NORWICH, Conn. (WTNH) — Juneteenth became a federal holiday last summer — the first since Martin Luther King Jr. Day was created in 1983. Connecticut will recognize Juneteenth as a state holiday for the first time on June 19, 2023.

Ben Haith was recognized for creating the Juneteenth flag raised in honor of the holiday during Norwich’s Juneteenth celebration on Friday.

“When I found out how well the flag was received by people in different parts of the country, I was overwhelmed,” Haith said.

Haith, who now lives in Norwich, created the Juneteenth flag in 2000 while an activist in Boston. It has now become the national symbol for this holiday.

The star at the center of the flag represents the star of Texas, where the final slaves in Galveston were told on June 19, 1865, that they were free. That was two and a half years after Abraham Lincoln declared their freedom. That star is surrounded by a nova, a bursting star.

“American people who were enslaved are now new people, a new star rising up over the horizon, the red, white, and blue United States colors,” Haith said.

The city of Norwich has celebrated Juneteenth for 33 years and educating the community through street art for 40 years.

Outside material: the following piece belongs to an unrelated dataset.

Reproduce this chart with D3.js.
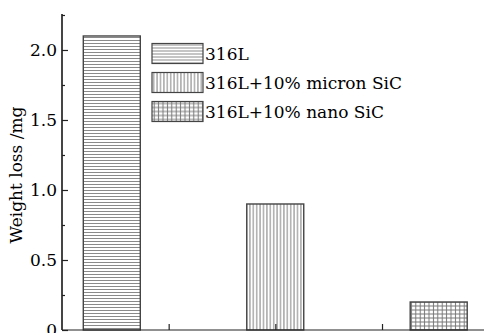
<!DOCTYPE html>
<html><head><meta charset="utf-8">
<script src="https://cdn.jsdelivr.net/npm/d3@7"></script>
<style>body{margin:0;background:#fff}svg{display:block}</style>
</head><body><svg id="c" width="484" height="333"></svg>
<script>
const categories = ["316L", "316L+10% micron SiC", "316L+10% nano SiC"];
const values = [2.1, 0.9, 0.2];
const patterns = ["hlines", "vlines", "grid"];
const yMajorTicks = [0, 0.5, 1.0, 1.5, 2.0];
const yMinorTicks = [0.25, 0.75, 1.25, 1.75, 2.25];
const xTicks = [1, 2, 3];
const yTitle = "Weight loss /mg";

const svg = d3.select("#c");
const font = "DejaVu Serif";
const W = 484, H = 333;
const x0 = 62, yBase = 330;

const y = d3.scaleLinear().domain([0, 2.257]).range([yBase, 14]);
const xAxisScale = d3.scaleLinear().domain([0, 4]).range([x0, x0 + 4 * 106.67]);
const xBar = d3.scalePoint().domain(categories).range([111.8, 438.7]);
const barW = 57;

// patterns
const defs = svg.append("defs");
const lineCol = "#8a8a8a";
let p = defs.append("pattern").attr("id", "hlines").attr("patternUnits", "userSpaceOnUse").attr("width", 6).attr("height", 3);
p.append("line").attr("x1", 0).attr("x2", 6).attr("y1", 1.5).attr("y2", 1.5).attr("stroke", lineCol).attr("stroke-width", 1);
p = defs.append("pattern").attr("id", "vlines").attr("patternUnits", "userSpaceOnUse").attr("width", 3.4).attr("height", 6);
p.append("line").attr("y1", 0).attr("y2", 6).attr("x1", 1.7).attr("x2", 1.7).attr("stroke", lineCol).attr("stroke-width", 1.1);
p = defs.append("pattern").attr("id", "grid").attr("patternUnits", "userSpaceOnUse").attr("width", 4.4).attr("height", 4);
p.append("line").attr("y1", 0).attr("y2", 4).attr("x1", 2.2).attr("x2", 2.2).attr("stroke", "#777").attr("stroke-width", 1);
p.append("line").attr("x1", 0).attr("x2", 4.4).attr("y1", 2).attr("y2", 2).attr("stroke", "#777").attr("stroke-width", 1);

// bars
svg.append("g").selectAll("rect").data(categories).join("rect")
  .attr("x", d => xBar(d) - barW / 2)
  .attr("y", (d, i) => y(values[i]))
  .attr("width", barW)
  .attr("height", (d, i) => yBase - y(values[i]))
  .attr("fill", (d, i) => "url(#" + patterns[i] + ")")
  .attr("stroke", "#444").attr("stroke-width", 1.4);

// y axis
const gy = svg.append("g").attr("transform", `translate(${x0},0)`);
gy.call(d3.axisRight(y).tickValues(yMajorTicks).tickSize(6).tickFormat(""));
gy.append("g").call(d3.axisRight(y).tickValues(yMinorTicks).tickSize(3).tickFormat(""));
gy.selectAll(".domain").attr("d", `M0,${yBase}V14`);
gy.selectAll("path,line").attr("stroke", "#222").attr("stroke-width", 1.2);
gy.selectAll(".ylab").data(yMajorTicks).join("text").attr("class", "ylab")
  .attr("x", -5).attr("y", d => y(d)).attr("dy", "0.36em")
  .attr("text-anchor", "end").attr("font-family", font).attr("font-size", 17).attr("fill", "#000")
  .text(d => d === 0 ? "0" : d.toFixed(1));

// x axis
const gx = svg.append("g").attr("transform", `translate(0,${yBase})`);
gx.call(d3.axisTop(xAxisScale).tickValues(xTicks).tickSize(6).tickFormat(""));
gx.selectAll(".domain").attr("d", `M${x0},0H${W}`);
gx.selectAll("path,line").attr("stroke", "#222").attr("stroke-width", 1.2);

// y title
svg.append("text").attr("transform", "translate(22,175) rotate(-90)")
  .attr("text-anchor", "middle").attr("font-family", font).attr("font-size", 17).attr("fill", "#000")
  .text(yTitle);

// legend
const lg = svg.append("g");
const rows = lg.selectAll("g").data(categories).join("g")
  .attr("transform", (d, i) => `translate(152,${43.5 + i * 29})`);
rows.append("rect").attr("width", 51).attr("height", 20)
  .attr("fill", (d, i) => "url(#" + patterns[i] + ")").attr("stroke", "#444").attr("stroke-width", 1.2);
rows.append("text").attr("x", 53).attr("y", 10).attr("dy", "0.36em")
  .attr("font-family", font).attr("font-size", 17).attr("fill", "#000").text(d => d);
</script></body></html>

“James Lindsey Smith escaped slavery in 1838,” said Rev. Adam Bowles, lead pastor at Castle Church said. “Sarah Harris Fayerweather was one of the first Black students at the Prudence Crandall Museum.”

The newest mural on Broadway will be officially unveiled Saturday, not far from where the Juneteenth flag was raised.

“Hopefully, this flag will be a symbol that we can do more,” Haith said. “For not only the African American people but all people.”